Will Converting Stores Lower Obesity?
Ortega is committed to turning the Latino diet around. As director of the UCLA-USC Center for Population Health and Health Disparities, Ortega is heading a project to convert corner stores in low-income neighborhoods.
About a month ago, Ortega, along with community activists, local high school students and store owner Maria Avila, transformed the Euclid Market in the Boyle Heights section of East Los Angeles. They added windows and a new paint job, and rearranged and organized shelving. But most importantly, Ortega says, they added healthful foods.
The newly converted store opened to the public in December. Today, when you walk in the door, the first things you see aren’t cigarettes and junk food — they’re fresh fruits and vegetables.
This is the fourth corner store in the area to be converted. Ortega is still collecting data, but anecdotally, he says, store owners tell him they have more customers, they’re selling more fruits and vegetables, and they’re making more money.
But the big question is whether the availability of fresh fruits and vegetables will make a difference in the health of the neighborhood and the epidemic of diabetes.
Better Options, Better Diet
For college freshman DeeDee Barba, it has made a difference. She has taken part in the store conversion project for two years. Not only has she learned about marketing and sales, but she’s also learned about nutrition. As a result, she says, her family now eats more healthfully. Part of that includes no dressing on salads.
“We now eat our salads with olive oil and lemon, and it’s actually good,” she says. “We eat a lot of fish and chicken; we rarely eat red meat. We eat rice, but we have whole-wheat rice. We don’t drink soda anymore — we drink mostly water.”

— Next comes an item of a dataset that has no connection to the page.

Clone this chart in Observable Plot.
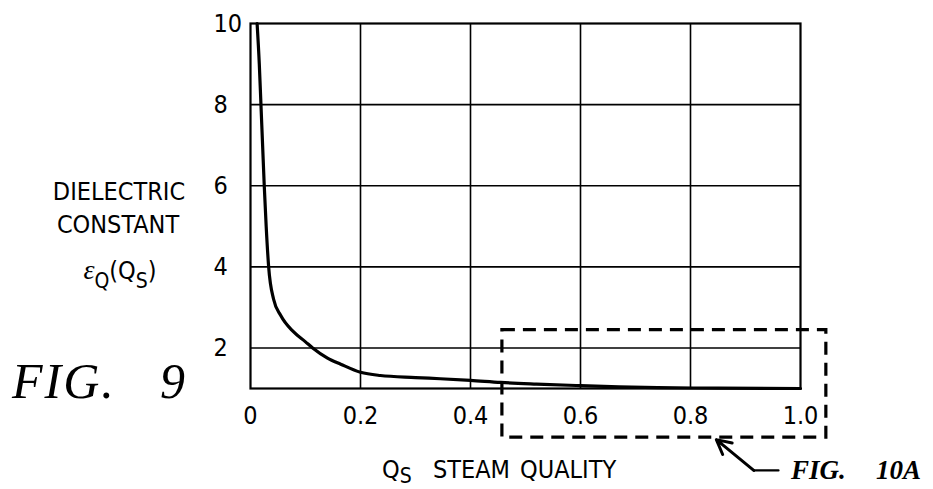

High school senior Steven Cardona, 17, has worked with the store conversion project for the past year. Learning about nutrition, he says, has changed his family’s diet dramatically.
“Before, we would eat lots of fast food, but now we eat mostly steamed vegetables, rice, chicken and lean meats,” he says. Family members have lost a lot of weight, and everybody reports feeling “better,” he says.
Ortega says that’s exactly what’s hoped for: that the availability of healthy food in low-income neighborhoods like this will make a difference in what residents buy, cook and eat. And that it will mean changing diets and reducing the high rates of obesity and diabetes in the Latino community in East L.A.